* Dataset rows:

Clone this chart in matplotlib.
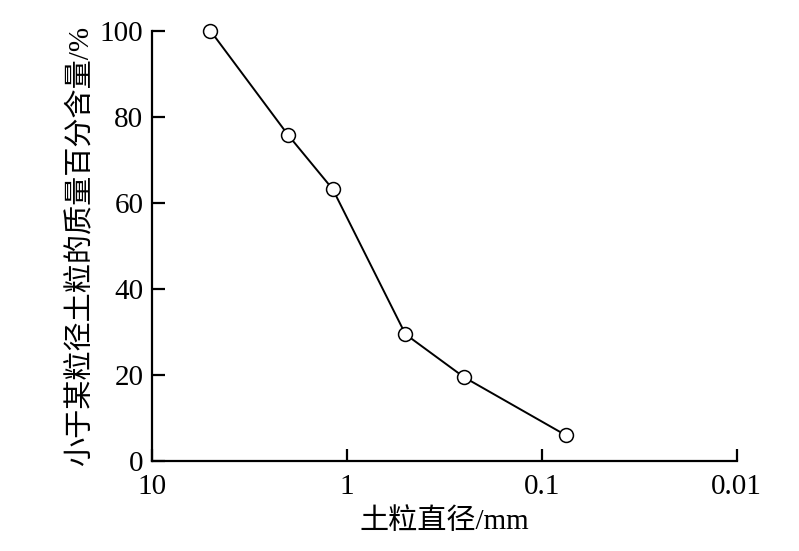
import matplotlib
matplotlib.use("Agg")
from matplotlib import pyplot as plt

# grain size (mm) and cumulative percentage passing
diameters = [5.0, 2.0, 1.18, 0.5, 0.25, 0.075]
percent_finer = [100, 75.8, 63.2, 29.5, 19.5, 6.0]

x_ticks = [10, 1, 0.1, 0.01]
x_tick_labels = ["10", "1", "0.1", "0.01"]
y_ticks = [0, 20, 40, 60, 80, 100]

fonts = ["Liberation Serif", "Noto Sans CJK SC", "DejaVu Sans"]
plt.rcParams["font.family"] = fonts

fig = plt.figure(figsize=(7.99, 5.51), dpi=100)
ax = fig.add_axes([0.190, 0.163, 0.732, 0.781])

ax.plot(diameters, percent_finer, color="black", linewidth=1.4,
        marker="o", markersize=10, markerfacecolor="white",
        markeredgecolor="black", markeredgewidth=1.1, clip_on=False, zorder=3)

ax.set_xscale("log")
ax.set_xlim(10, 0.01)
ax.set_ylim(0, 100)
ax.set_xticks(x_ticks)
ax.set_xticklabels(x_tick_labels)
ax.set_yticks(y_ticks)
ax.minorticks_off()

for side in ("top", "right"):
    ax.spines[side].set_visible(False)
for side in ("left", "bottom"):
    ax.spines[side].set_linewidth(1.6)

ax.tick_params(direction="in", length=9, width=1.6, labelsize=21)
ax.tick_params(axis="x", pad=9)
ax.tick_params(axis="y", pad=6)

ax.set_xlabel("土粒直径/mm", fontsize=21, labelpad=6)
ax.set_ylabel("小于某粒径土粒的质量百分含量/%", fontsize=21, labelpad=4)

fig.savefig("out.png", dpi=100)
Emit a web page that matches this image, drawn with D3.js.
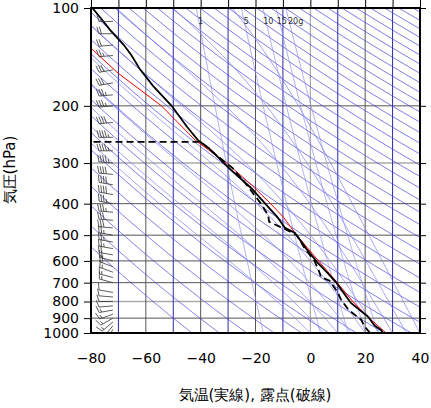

* TASK PROMPT: Repeat the data exactly, dropping every picture it holds.

* ANSWER TO THIS EXERCISE:
Clone this chart in matplotlib.
import matplotlib
matplotlib.use("Agg")
from matplotlib import pyplot as plt

# grain size (mm) and cumulative percentage passing
diameters = [5.0, 2.0, 1.18, 0.5, 0.25, 0.075]
percent_finer = [100, 75.8, 63.2, 29.5, 19.5, 6.0]

x_ticks = [10, 1, 0.1, 0.01]
x_tick_labels = ["10", "1", "0.1", "0.01"]
y_ticks = [0, 20, 40, 60, 80, 100]

fonts = ["Liberation Serif", "Noto Sans CJK SC", "DejaVu Sans"]
plt.rcParams["font.family"] = fonts

fig = plt.figure(figsize=(7.99, 5.51), dpi=100)
ax = fig.add_axes([0.190, 0.163, 0.732, 0.781])

ax.plot(diameters, percent_finer, color="black", linewidth=1.4,
        marker="o", markersize=10, markerfacecolor="white",
        markeredgecolor="black", markeredgewidth=1.1, clip_on=False, zorder=3)

ax.set_xscale("log")
ax.set_xlim(10, 0.01)
ax.set_ylim(0, 100)
ax.set_xticks(x_ticks)
ax.set_xticklabels(x_tick_labels)
ax.set_yticks(y_ticks)
ax.minorticks_off()

for side in ("top", "right"):
    ax.spines[side].set_visible(False)
for side in ("left", "bottom"):
    ax.spines[side].set_linewidth(1.6)

ax.tick_params(direction="in", length=9, width=1.6, labelsize=21)
ax.tick_params(axis="x", pad=9)
ax.tick_params(axis="y", pad=6)

ax.set_xlabel("土粒直径/mm", fontsize=21, labelpad=6)
ax.set_ylabel("小于某粒径土粒的质量百分含量/%", fontsize=21, labelpad=4)

fig.savefig("out.png", dpi=100)
Emit a web page that matches this image, drawn with D3.js.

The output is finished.